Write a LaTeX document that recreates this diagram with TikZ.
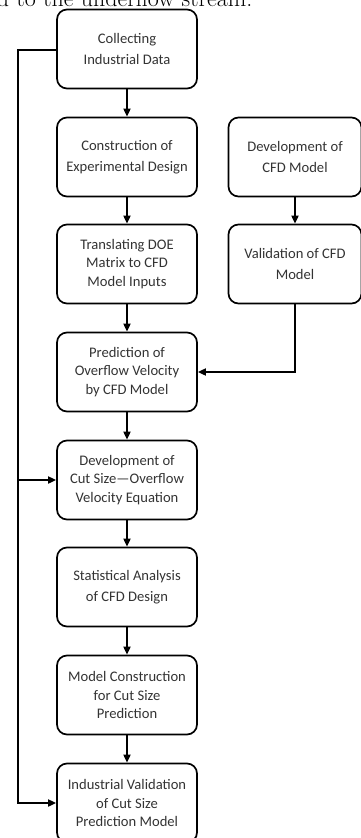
\documentclass[tikz,border=0pt]{standalone}
\usepackage{fontspec}
\newfontfamily\boxfont{Carlito}
\usetikzlibrary{arrows.meta}

\newcommand{\stagebox}{\boxfont\fontsize{14.6}{18.5}\selectfont}

\begin{document}
\begin{tikzpicture}[x=1pt, y=-1pt, line width=1.7pt,
  stage/.style={draw, rounded corners=10pt, minimum width=140pt, minimum height=79pt,
    align=center, inner sep=2pt, font=\stagebox, text=black!80},
  side/.style={stage, minimum width=133pt},
  flow/.style={-{Triangle[length=8pt, width=7pt]}}]
  \useasboundingbox (0,0) rectangle (361,838);
  % leftover line of the running text above the figure
  \node[anchor=base west, inner sep=0pt, font=\fontsize{24}{26}\selectfont] (cut) at (-4,6.5) {d to the underflow stream.};
  % main column
  \node[stage] (b1) at (127,49) {Collecting\\[3pt]Industrial Data};
  \node[stage] (b2) at (127,157) {Construction of\\[3pt]Experimental Design};
  \node[stage] (b3) at (127,264) {Translating DOE\\Matrix to CFD\\Model Inputs};
  \node[stage] (b4) at (127,372) {Prediction of\\Overflow Velocity\\by CFD Model};
  \node[stage] (b5) at (127,480) {Development of\\Cut Size—Overflow\\Velocity Equation};
  \node[stage] (b6) at (127,587) {Statistical Analysis\\[2pt]of CFD Design};
  \node[stage] (b7) at (127,695) {Model Construction\\for Cut Size\\Prediction};
  \node[stage] (b8) at (127,803) {Industrial Validation\\of Cut Size\\Prediction Model};
  % CFD column
  \node[side] (c1) at (295,157) {Development of\\[3pt]CFD Model};
  \node[side] (c2) at (295,264) {Validation of CFD\\[3pt]Model};
  \foreach \a/\b in {b1/b2, b2/b3, b3/b4, b4/b5, b5/b6, b6/b7, b7/b8, c1/c2}
    \draw[flow] (\a) -- (\b);
  % CFD model feeds the prediction
  \coordinate (cturn) at (c2.south |- b4.east);
  \draw[flow] (c2.south) -- (cturn) -- (b4.east);
  % industrial data return line
  \coordinate (ftop) at (18,50);
  \coordinate (fmid) at (ftop |- b5.west);
  \coordinate (fbot) at (ftop |- b8.west);
  \draw[flow] (b1.west |- ftop) -- (ftop) -- (fbot) -- (b8.west);
  \draw[flow] (fmid) -- (b5.west);
\end{tikzpicture}
\end{document}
+++
Pictures in the data above should not be copied; transcribe everything else exactly.

SOLVED EXERCISE:
Write a LaTeX document that recreates this diagram with TikZ.
\documentclass[tikz,border=0pt]{standalone}
\usepackage{fontspec}
\newfontfamily\boxfont{Carlito}
\usetikzlibrary{arrows.meta}

\newcommand{\stagebox}{\boxfont\fontsize{14.6}{18.5}\selectfont}

\begin{document}
\begin{tikzpicture}[x=1pt, y=-1pt, line width=1.7pt,
  stage/.style={draw, rounded corners=10pt, minimum width=140pt, minimum height=79pt,
    align=center, inner sep=2pt, font=\stagebox, text=black!80},
  side/.style={stage, minimum width=133pt},
  flow/.style={-{Triangle[length=8pt, width=7pt]}}]
  \useasboundingbox (0,0) rectangle (361,838);
  % leftover line of the running text above the figure
  \node[anchor=base west, inner sep=0pt, font=\fontsize{24}{26}\selectfont] (cut) at (-4,6.5) {d to the underflow stream.};
  % main column
  \node[stage] (b1) at (127,49) {Collecting\\[3pt]Industrial Data};
  \node[stage] (b2) at (127,157) {Construction of\\[3pt]Experimental Design};
  \node[stage] (b3) at (127,264) {Translating DOE\\Matrix to CFD\\Model Inputs};
  \node[stage] (b4) at (127,372) {Prediction of\\Overflow Velocity\\by CFD Model};
  \node[stage] (b5) at (127,480) {Development of\\Cut Size—Overflow\\Velocity Equation};
  \node[stage] (b6) at (127,587) {Statistical Analysis\\[2pt]of CFD Design};
  \node[stage] (b7) at (127,695) {Model Construction\\for Cut Size\\Prediction};
  \node[stage] (b8) at (127,803) {Industrial Validation\\of Cut Size\\Prediction Model};
  % CFD column
  \node[side] (c1) at (295,157) {Development of\\[3pt]CFD Model};
  \node[side] (c2) at (295,264) {Validation of CFD\\[3pt]Model};
  \foreach \a/\b in {b1/b2, b2/b3, b3/b4, b4/b5, b5/b6, b6/b7, b7/b8, c1/c2}
    \draw[flow] (\a) -- (\b);
  % CFD model feeds the prediction
  \coordinate (cturn) at (c2.south |- b4.east);
  \draw[flow] (c2.south) -- (cturn) -- (b4.east);
  % industrial data return line
  \coordinate (ftop) at (18,50);
  \coordinate (fmid) at (ftop |- b5.west);
  \coordinate (fbot) at (ftop |- b8.west);
  \draw[flow] (b1.west |- ftop) -- (ftop) -- (fbot) -- (b8.west);
  \draw[flow] (fmid) -- (b5.west);
\end{tikzpicture}
\end{document}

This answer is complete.